Israelis March Against Government's Contentious Plan to Overhaul Judiciary

TEL AVIV, Israel (AP) -- Israelis continued protests Saturday for the 23rd week against plans by Prime Minister Benjamin Netanyahu's far-right government to overhaul the judiciary in the country.

The mass demonstrations started in January shortly after the government, made up of ultranationalist and ultra-Orthodox religious parties, was sworn in.

Gaining momentum and seeing large turnouts of more than 200,00 demonstrators at times, protest organizers have said they will not give up until the government cancels the proposed legal changes rather than delaying them.

The protests have become a weekly occasion to express on current affairs in the country.

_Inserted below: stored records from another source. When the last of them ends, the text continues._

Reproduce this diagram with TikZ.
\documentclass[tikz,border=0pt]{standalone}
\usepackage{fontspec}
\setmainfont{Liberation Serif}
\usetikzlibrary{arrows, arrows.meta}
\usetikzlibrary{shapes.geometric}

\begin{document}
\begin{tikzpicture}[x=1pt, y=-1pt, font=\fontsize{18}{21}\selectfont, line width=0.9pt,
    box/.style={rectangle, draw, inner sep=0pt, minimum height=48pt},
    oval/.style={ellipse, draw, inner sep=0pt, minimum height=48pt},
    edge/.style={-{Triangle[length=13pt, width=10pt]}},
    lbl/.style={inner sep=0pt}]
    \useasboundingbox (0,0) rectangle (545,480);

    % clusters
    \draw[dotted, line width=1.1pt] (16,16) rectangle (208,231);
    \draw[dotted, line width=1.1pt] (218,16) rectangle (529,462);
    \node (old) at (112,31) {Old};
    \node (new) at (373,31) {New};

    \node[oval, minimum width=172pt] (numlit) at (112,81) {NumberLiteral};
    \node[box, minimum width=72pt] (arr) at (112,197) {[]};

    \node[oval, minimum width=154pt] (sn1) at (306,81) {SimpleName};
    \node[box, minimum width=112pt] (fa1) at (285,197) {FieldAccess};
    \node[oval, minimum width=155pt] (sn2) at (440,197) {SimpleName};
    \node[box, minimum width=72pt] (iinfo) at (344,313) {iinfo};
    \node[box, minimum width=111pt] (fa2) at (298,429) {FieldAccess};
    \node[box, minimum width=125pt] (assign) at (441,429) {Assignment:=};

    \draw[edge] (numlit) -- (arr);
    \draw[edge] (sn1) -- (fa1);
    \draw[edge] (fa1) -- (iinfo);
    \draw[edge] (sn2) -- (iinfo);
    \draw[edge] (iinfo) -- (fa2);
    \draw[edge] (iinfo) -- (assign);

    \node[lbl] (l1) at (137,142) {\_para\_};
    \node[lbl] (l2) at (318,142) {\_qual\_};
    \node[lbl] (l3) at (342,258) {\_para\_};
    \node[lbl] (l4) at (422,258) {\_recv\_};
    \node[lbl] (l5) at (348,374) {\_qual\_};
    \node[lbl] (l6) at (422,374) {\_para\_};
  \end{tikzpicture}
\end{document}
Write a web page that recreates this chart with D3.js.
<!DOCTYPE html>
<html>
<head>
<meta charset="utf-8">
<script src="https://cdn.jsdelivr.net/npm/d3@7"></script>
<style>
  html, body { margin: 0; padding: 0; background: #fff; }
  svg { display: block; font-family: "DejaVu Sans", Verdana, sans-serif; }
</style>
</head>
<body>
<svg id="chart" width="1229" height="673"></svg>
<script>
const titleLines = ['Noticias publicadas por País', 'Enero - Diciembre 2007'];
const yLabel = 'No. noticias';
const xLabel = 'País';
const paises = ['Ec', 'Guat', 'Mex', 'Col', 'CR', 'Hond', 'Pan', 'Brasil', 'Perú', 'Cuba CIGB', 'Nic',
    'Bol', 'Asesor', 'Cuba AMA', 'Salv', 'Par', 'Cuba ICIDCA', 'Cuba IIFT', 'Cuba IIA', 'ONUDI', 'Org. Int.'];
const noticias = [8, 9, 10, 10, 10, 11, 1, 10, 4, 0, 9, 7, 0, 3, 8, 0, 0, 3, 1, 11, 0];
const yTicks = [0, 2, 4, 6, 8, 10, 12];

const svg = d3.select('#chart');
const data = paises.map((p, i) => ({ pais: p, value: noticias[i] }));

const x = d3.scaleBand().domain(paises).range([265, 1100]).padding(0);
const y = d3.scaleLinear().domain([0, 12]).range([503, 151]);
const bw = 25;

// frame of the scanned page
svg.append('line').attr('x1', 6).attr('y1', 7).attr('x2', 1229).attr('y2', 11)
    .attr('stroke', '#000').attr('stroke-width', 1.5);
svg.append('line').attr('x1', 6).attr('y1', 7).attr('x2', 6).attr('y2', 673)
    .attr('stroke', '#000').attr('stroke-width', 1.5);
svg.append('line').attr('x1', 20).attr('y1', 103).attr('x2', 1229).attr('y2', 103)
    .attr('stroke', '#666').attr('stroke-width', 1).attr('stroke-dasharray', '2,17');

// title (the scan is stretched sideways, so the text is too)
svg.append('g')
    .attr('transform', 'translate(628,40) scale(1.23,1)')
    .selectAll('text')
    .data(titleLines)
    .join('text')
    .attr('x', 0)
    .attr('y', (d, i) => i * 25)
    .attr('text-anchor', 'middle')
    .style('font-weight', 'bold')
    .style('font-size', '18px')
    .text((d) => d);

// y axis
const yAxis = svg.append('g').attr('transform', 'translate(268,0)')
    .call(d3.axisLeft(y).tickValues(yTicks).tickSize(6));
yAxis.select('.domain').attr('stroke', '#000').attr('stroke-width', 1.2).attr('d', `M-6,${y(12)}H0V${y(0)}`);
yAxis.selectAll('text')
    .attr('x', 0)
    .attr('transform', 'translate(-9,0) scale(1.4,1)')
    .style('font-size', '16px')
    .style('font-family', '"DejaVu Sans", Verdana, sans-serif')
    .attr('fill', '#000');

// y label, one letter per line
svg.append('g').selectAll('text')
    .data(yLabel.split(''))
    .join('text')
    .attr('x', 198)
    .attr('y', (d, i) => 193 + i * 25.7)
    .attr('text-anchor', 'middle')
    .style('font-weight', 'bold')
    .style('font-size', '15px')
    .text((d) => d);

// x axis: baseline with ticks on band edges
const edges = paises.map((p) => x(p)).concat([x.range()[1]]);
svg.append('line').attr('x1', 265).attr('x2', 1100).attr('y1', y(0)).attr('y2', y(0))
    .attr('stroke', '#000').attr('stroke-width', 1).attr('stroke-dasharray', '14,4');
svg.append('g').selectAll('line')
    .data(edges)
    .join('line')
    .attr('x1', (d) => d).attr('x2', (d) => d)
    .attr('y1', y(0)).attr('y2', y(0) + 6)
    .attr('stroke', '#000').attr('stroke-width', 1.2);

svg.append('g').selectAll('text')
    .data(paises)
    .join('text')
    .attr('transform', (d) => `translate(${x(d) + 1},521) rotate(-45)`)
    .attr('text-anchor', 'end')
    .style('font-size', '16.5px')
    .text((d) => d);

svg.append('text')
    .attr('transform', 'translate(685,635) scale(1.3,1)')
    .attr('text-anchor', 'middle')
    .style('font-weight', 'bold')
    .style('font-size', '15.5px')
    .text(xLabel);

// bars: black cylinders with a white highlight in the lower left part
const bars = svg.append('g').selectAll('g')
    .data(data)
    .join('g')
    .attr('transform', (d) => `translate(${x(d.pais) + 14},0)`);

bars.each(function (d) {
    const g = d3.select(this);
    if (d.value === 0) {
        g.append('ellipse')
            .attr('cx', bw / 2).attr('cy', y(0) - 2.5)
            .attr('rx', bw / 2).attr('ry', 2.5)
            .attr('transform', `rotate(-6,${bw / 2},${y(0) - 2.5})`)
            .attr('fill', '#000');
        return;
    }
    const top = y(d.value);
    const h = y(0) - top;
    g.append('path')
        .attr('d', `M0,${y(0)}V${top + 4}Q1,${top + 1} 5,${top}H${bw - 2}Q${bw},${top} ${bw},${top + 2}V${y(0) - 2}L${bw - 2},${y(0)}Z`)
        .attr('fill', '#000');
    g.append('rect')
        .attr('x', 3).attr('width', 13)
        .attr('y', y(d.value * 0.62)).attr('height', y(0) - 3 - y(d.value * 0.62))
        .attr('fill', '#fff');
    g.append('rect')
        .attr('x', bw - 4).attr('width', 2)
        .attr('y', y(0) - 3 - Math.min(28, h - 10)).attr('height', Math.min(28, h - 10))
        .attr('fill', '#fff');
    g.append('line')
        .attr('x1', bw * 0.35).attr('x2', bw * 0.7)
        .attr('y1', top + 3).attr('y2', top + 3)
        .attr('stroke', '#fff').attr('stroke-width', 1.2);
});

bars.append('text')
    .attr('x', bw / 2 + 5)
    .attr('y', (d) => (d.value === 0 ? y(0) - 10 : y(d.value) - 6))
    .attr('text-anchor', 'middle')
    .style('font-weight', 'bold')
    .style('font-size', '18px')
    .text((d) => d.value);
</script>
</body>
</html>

In the coastal metropolis of Tel Aviv, where the main protest with tens of thousands is held, protesters held a giant banner reading "Type of citizen: dead," a reference to surging crimes among Israel's Arab communities.

Other protesters marched behind an effigy of a chained-up Netanyahu amid a sea of Israel's blue-and-white flags.

The plan would weaken the judiciary and limit judicial oversight on laws and government decisions, what critics say poses a direct threat to civil rights and the rights of minorities and marginalized groups. They also warn it will grant the government unrestrained power and upend the country's system of checks and balances.

The government says the judicial plan is meant to rein in what it says is an overly interventionist Supreme Court and restore power to elected legislators.